The law is, therefore, well settled. Mr. Gandhi, at no point of time, faced any danger of having his nomination rejected by the Returning Officer upon the ground that the former’s citizenship was under a cloud. In the absence of any decision to the contrary by the competent authority, the Central Government, a presumption of Indian citizenship operated in the favor of Mr. Gandhi. The Returning Officer had no option but to honor the said presumption. Any other course of action would not have survived judicial scrutiny.

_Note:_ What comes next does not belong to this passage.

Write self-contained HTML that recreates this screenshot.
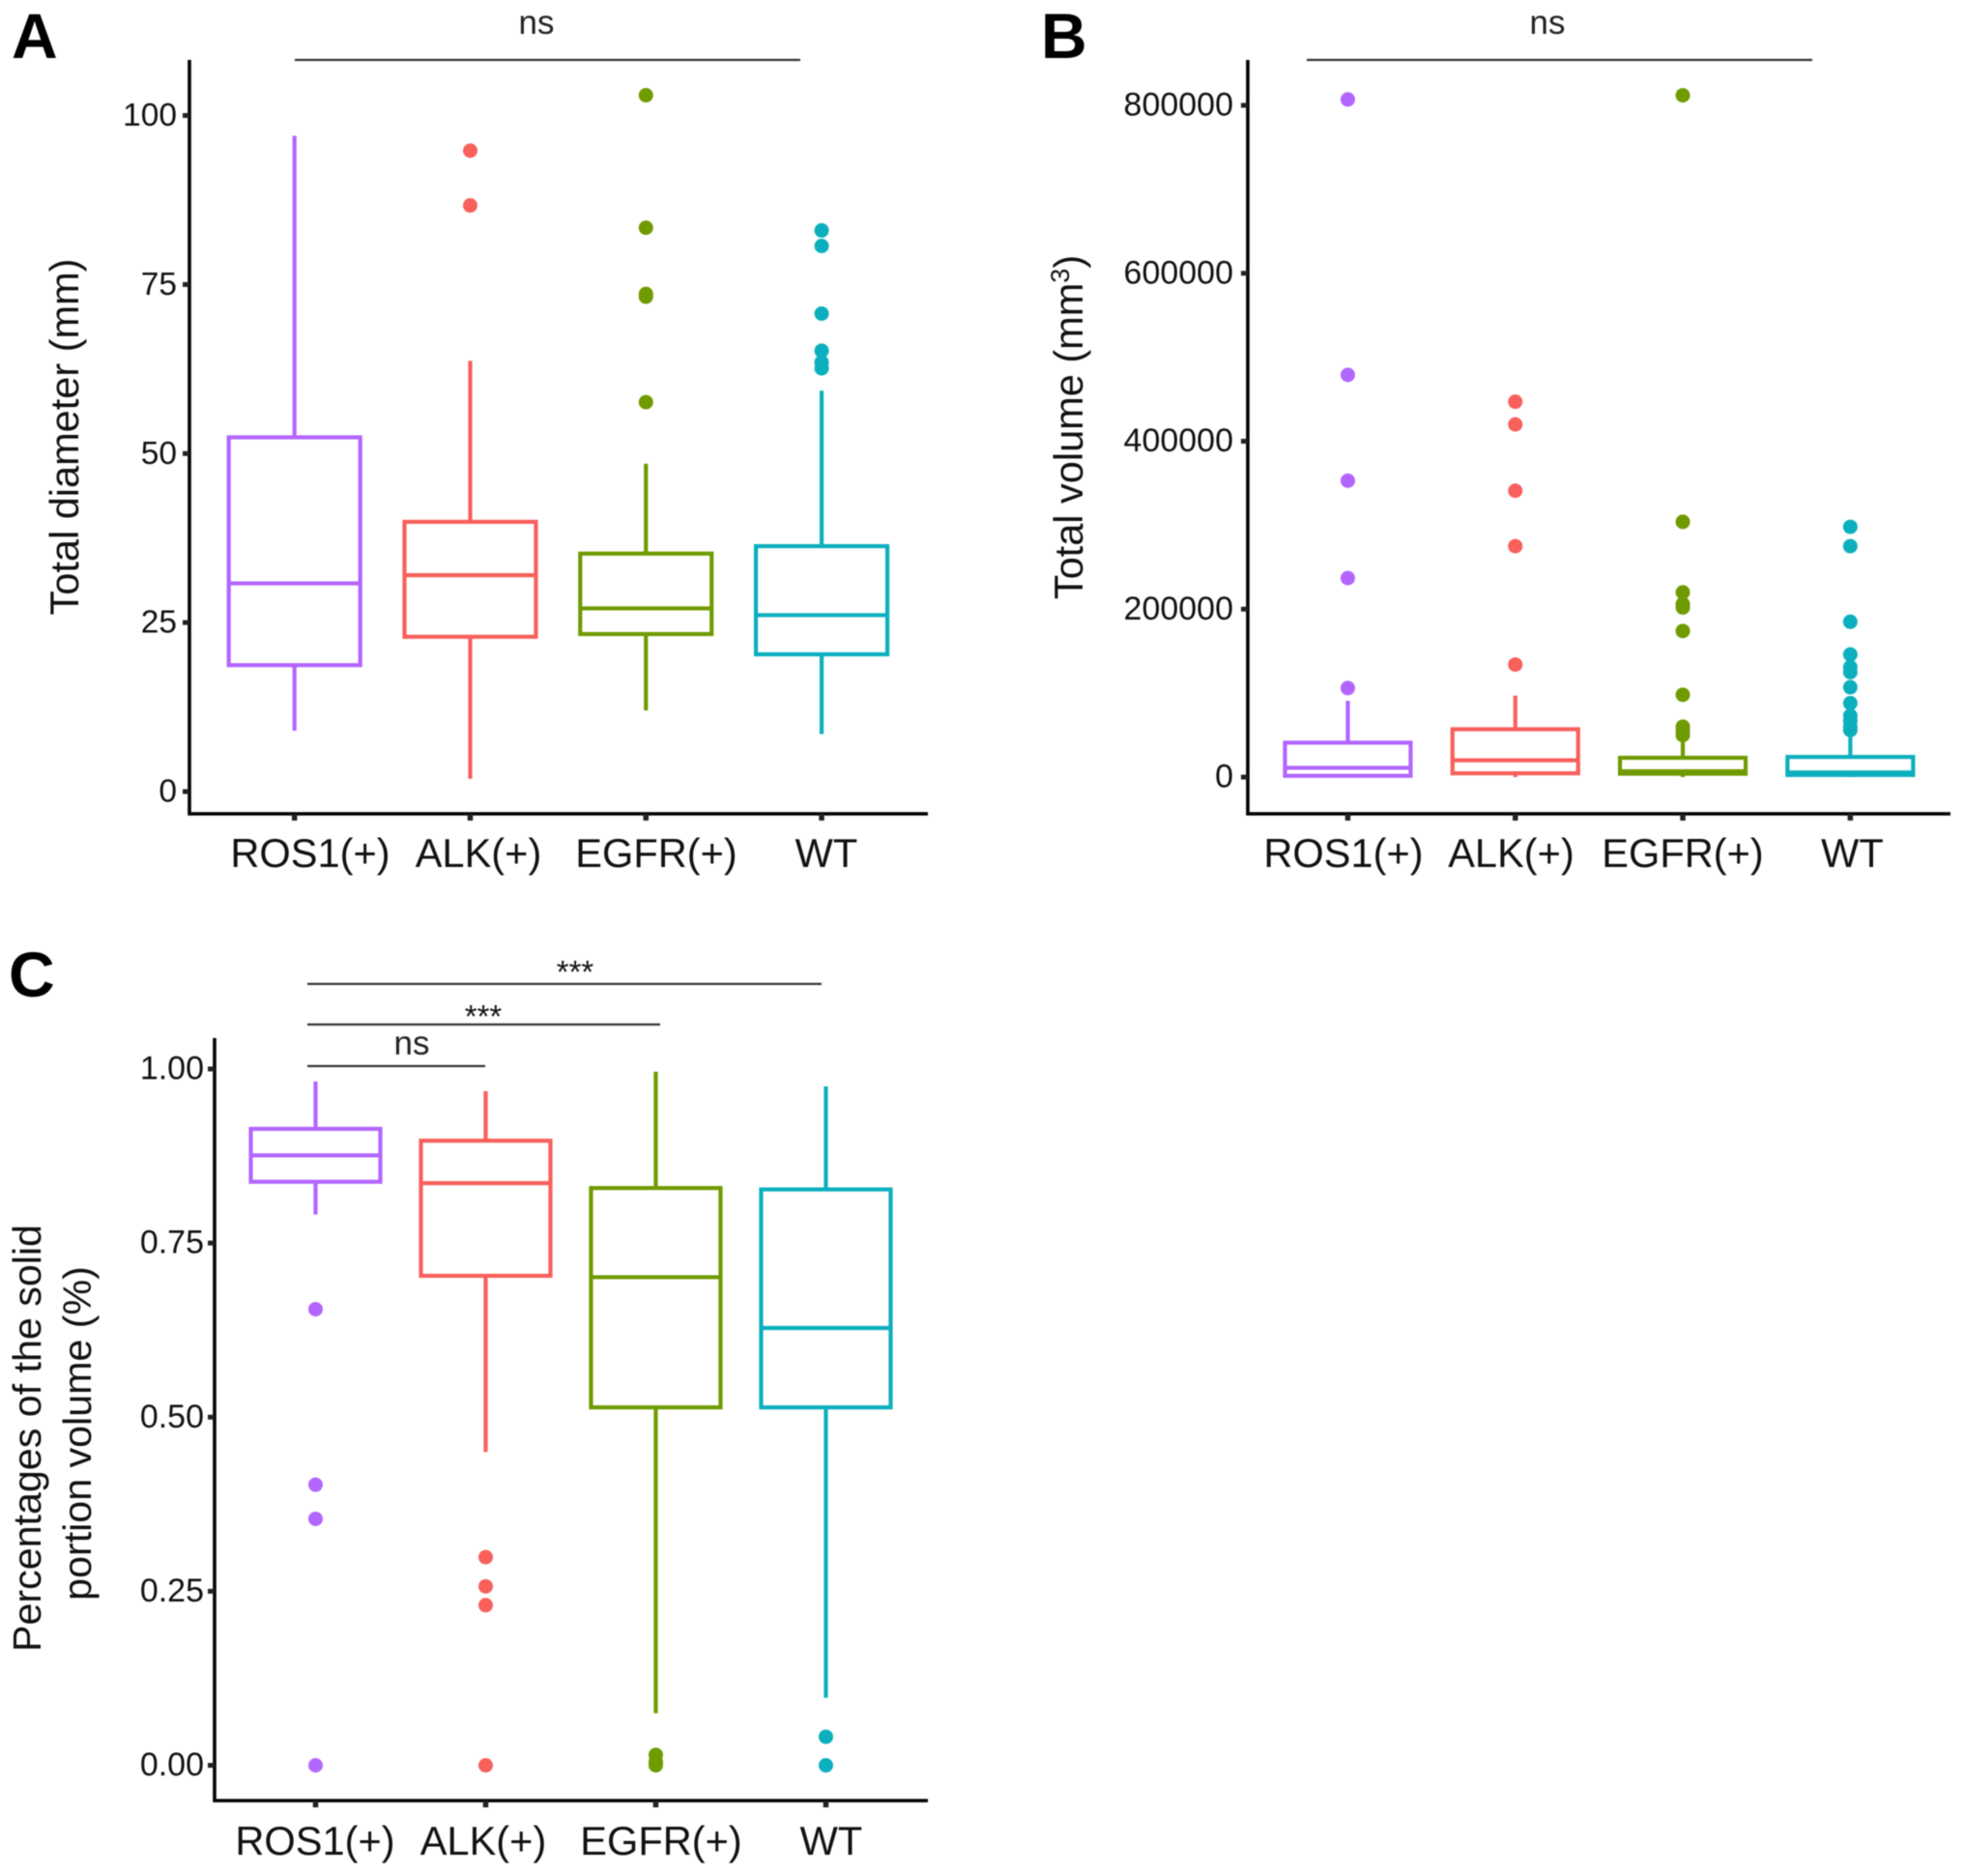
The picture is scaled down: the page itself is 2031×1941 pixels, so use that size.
<!DOCTYPE html>
<html lang="en">
<head>
<meta charset="utf-8">
<title>Box plots by mutation group</title>
<style>
html,body{margin:0;padding:0;background:#fff;}
svg{display:block;font-family:"Liberation Sans",Arial,sans-serif;filter:blur(0.6px);}
</style>
</head>
<body>
<svg id="figure" xmlns="http://www.w3.org/2000/svg" width="2031" height="1941" viewBox="0 0 2031 1941">
<rect x="0" y="0" width="2031" height="1941" fill="#ffffff"/>
<g id="panel-a"></g>
<g id="panel-b"></g>
<g id="panel-c"></g>

<text x="12" y="60" font-size="66" font-weight="bold" fill="#000">A</text>
<text x="1077" y="60" font-size="66" font-weight="bold" fill="#000">B</text>
<text x="9" y="1031" font-size="66" font-weight="bold" fill="#000">C</text>

<text transform="translate(81,452) rotate(-90)" text-anchor="middle" font-size="41.5" fill="#111">Total diameter (mm)</text>
<text transform="translate(1120,442) rotate(-90)" text-anchor="middle" font-size="41.5" fill="#111">Total volume (mm<tspan dy="-14" font-size="27">3</tspan><tspan dy="14">)</tspan></text>
<text transform="translate(42,1488) rotate(-90)" text-anchor="middle" font-size="41.2" fill="#111">Percentages of the solid</text>
<text transform="translate(94,1483) rotate(-90)" text-anchor="middle" font-size="41.2" fill="#111">portion volume (%)</text>

<g stroke="#333" stroke-width="2.2">
  <line x1="305" y1="62" x2="828" y2="62"/>
</g>
<text x="555" y="35" text-anchor="middle" font-size="35" fill="#222">ns</text>

<g stroke="#333" stroke-width="2.2">
  <line x1="1352" y1="62" x2="1875" y2="62"/>
</g>
<text x="1601" y="35" text-anchor="middle" font-size="35" fill="#222">ns</text>

<g stroke="#333" stroke-width="2.2">
  <line x1="318" y1="1018" x2="850" y2="1018"/>
  <line x1="318" y1="1060" x2="683" y2="1060"/>
  <line x1="318" y1="1103" x2="502" y2="1103"/>
</g>
<text x="595" y="1017" text-anchor="middle" font-size="33" fill="#111">***</text>
<text x="500" y="1063" text-anchor="middle" font-size="33" fill="#111">***</text>
<text x="426" y="1091" text-anchor="middle" font-size="35" fill="#222">ns</text>
</svg>

<script>
// Shared categories
const categories = ['ROS1(+)', 'ALK(+)', 'EGFR(+)', 'WT'];

// Panel A: total diameter (mm)
const diameterTicks = [0, 25, 50, 75, 100];
const diameterQ1 = [18.7, 22.9, 23.3, 20.3];
const diameterMedian = [30.8, 32, 27.1, 26.1];
const diameterQ3 = [52.4, 39.9, 35.2, 36.3];
const diameterWhiskerLow = [9, 1.9, 12, 8.5];
const diameterWhiskerHigh = [97, 63.7, 48.5, 59.3];
const diameterOutliers = [
  [],
  [94.8, 86.7],
  [103, 83.4, 73.6, 73.2, 57.6],
  [83, 80.7, 70.7, 65.2, 63.5, 62.6]
];

// Panel B: total volume (mm3)
const volumeTicks = [0, 200000, 400000, 600000, 800000];
const volumeQ1 = [1500, 4500, 4000, 2500];
const volumeMedian = [11000, 20000, 7000, 5500];
const volumeQ3 = [41000, 57000, 23000, 24000];
const volumeWhiskerLow = [0, 0, 0, 0];
const volumeWhiskerHigh = [91000, 97000, 50000, 50000];
const volumeOutliers = [
  [807000, 479000, 353000, 237000, 106000],
  [447000, 420000, 341000, 275000, 134000],
  [812000, 304000, 220000, 206000, 202000, 174000, 98000, 60000, 55000, 50000],
  [298000, 275000, 185000, 146000, 131000, 125000, 107000, 88000, 73000, 67000, 60000, 56000]
];

// Panel C: percentage of the solid portion volume
const solidTicks = [0, 0.25, 0.5, 0.75, 1];
const solidQ1 = [0.838, 0.703, 0.514, 0.514];
const solidMedian = [0.876, 0.836, 0.701, 0.628];
const solidQ3 = [0.914, 0.897, 0.829, 0.827];
const solidWhiskerLow = [0.791, 0.45, 0.075, 0.097];
const solidWhiskerHigh = [0.982, 0.968, 0.996, 0.975];
const solidOutliers = [
  [0.655, 0.403, 0.354, 0],
  [0.299, 0.257, 0.23, 0],
  [0.015, 0.005, 0],
  [0.041, 0]
];

const SVG_NS = 'http://www.w3.org/2000/svg';
const COLOR_ROS1 = '#b366ff';
const COLOR_ALK = '#f8605c';
const COLOR_EGFR = '#6f9b00';
const COLOR_WT = '#0cafbe';

function colorFor(i) {
  if (i === 0) return COLOR_ROS1;
  if (i === 1) return COLOR_ALK;
  if (i === 2) return COLOR_EGFR;
  return COLOR_WT;
}

function make(parent, tag, attrs) {
  const el = document.createElementNS(SVG_NS, tag);
  for (const k in attrs) el.setAttribute(k, attrs[k]);
  parent.appendChild(el);
  return el;
}

function drawPanel(p) {
  const root = document.getElementById(p.id);
  const ticks = p.ticks;
  const domainLow = ticks[0];
  const domainHigh = ticks[ticks.length - 1];
  const yScale = function (v) {
    return p.yLow + (v - domainLow) * (p.yHigh - p.yLow) / (domainHigh - domainLow);
  };
  const xScale = function (i) {
    return p.xFirst + i * p.xStep;
  };

  // axes
  const yAxis = make(root, 'line', { x1: p.left, y1: p.top, x2: p.left, y2: p.bottom + 1.5, stroke: '#000', 'stroke-width': 3.6 });
  
  
  const xAxis = make(root, 'line', { x1: p.left - 1.5, y1: p.bottom, x2: p.right, y2: p.bottom, stroke: '#000', 'stroke-width': 3.6 });
  
  

  // y ticks and labels
  ticks.forEach(function (t) {
    const y = yScale(t);
    const tick = make(root, 'line', { x1: p.left - 7, y1: y, x2: p.left, y2: y, stroke: '#222', 'stroke-width': 5 });
    
    
    const label = make(root, 'text', { x: p.tickLabelX, y: y + 10.5, 'text-anchor': 'end', 'font-size': p.tickFont, fill: '#111' });
    
    
    label.textContent = p.tickFormat(t);
  });

  // categories
  categories.forEach(function (name, i) {
    const x = xScale(i);
    const color = colorFor(i);

    const tick = make(root, 'line', { x1: x, y1: p.bottom, x2: x, y2: p.bottom + 7, stroke: '#222', 'stroke-width': 5.5 });
    
    

    let labelX = p.labelFirst + i * p.labelStep;
    if (i === 1) labelX += p.alkNudge;
    if (i === 2) labelX += p.egfrNudge;
    const label = make(root, 'text', { x: labelX, y: p.labelY, 'text-anchor': 'middle', 'font-size': 41.6, fill: '#111' });
    
    
    label.textContent = name;

    const q1 = yScale(p.q1[i]);
    const med = yScale(p.median[i]);
    const q3 = yScale(p.q3[i]);

    const upper = make(root, 'line', { x1: x, y1: q3, x2: x, y2: yScale(p.high[i]), stroke: color, 'stroke-width': 4.2 });
    
    

    const lower = make(root, 'line', { x1: x, y1: q1, x2: x, y2: yScale(p.low[i]), stroke: color, 'stroke-width': 4.2 });
    
    

    const box = make(root, 'rect', { x: x - p.halfWidth, y: q3, width: 2 * p.halfWidth, height: q1 - q3, fill: 'none', stroke: color, 'stroke-width': 4.2 });
    
    

    const medLine = make(root, 'line', { x1: x - p.halfWidth, y1: med, x2: x + p.halfWidth, y2: med, stroke: color, 'stroke-width': 4.2 });
    
    

    p.outliers[i].forEach(function (v) {
      const dot = make(root, 'circle', { cx: x, cy: yScale(v), r: 7.5, fill: color });
      
      
    });
  });
}

drawPanel({
  id: 'panel-a', key: 'diameter', left: 196, right: 960, top: 62, bottom: 842,
  yLow: 819, yHigh: 119.5, xFirst: 304.7, xStep: 181.8, halfWidth: 68,
  tickLabelX: 183, tickFont: 33.5, labelFirst: 321, labelStep: 178, alkNudge: -4, egfrNudge: 2, labelY: 897,
  ticks: diameterTicks, q1: diameterQ1, median: diameterMedian, q3: diameterQ3,
  low: diameterWhiskerLow, high: diameterWhiskerHigh, outliers: diameterOutliers,
  tickFormat: function (t) { return String(t); }
});

drawPanel({
  id: 'panel-b', key: 'volume', left: 1291, right: 2018, top: 62, bottom: 842,
  yLow: 804, yHigh: 109, xFirst: 1394.5, xStep: 173.3, halfWidth: 65,
  tickLabelX: 1276, tickFont: 34, labelFirst: 1390, labelStep: 175.5, alkNudge: -2, egfrNudge: 0, labelY: 897,
  ticks: volumeTicks, q1: volumeQ1, median: volumeMedian, q3: volumeQ3,
  low: volumeWhiskerLow, high: volumeWhiskerHigh, outliers: volumeOutliers,
  tickFormat: function (t) { return String(t); }
});

drawPanel({
  id: 'panel-c', key: 'solid', left: 222, right: 960, top: 1074, bottom: 1863,
  yLow: 1826.5, yHigh: 1106, xFirst: 326.5, xStep: 176, halfWidth: 67,
  tickLabelX: 211, tickFont: 34, labelFirst: 326, labelStep: 178, alkNudge: -4, egfrNudge: 2, labelY: 1919,
  ticks: solidTicks, q1: solidQ1, median: solidMedian, q3: solidQ3,
  low: solidWhiskerLow, high: solidWhiskerHigh, outliers: solidOutliers,
  tickFormat: function (t) { return t.toFixed(2); }
});
</script>
</body>
</html>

The above-noted chain of events, nonetheless, does not imply that Mr. Gandhi has got a clean chit in so far as his citizenship status is concerned. Far from it. The decision of the Returning Officer should not be perceived as having closed the lid on the controversy once and for all. It is for the Central Government to take a final call in the matter. The truth is that the ball is, and has always been, in the court of the Central Government. As noted earlier, Dr. Swamy has already written to the Home Ministry upon the subject. For reasons best known to it, the Central Government has failed to act. If we are to ever get to the bottom of this matter, the Central Government must act. Schedule III of the Citizenship Rules, 1956, clearly provides that if it appears to the Central Government that a citizen has voluntarily acquired the citizenship of another country, it may require him to prove, within a fixed period, that he has not voluntarily acquired the citizenship of that country. The road ahead is, therefore, very straightforward. Let us wait and watch if it is taken.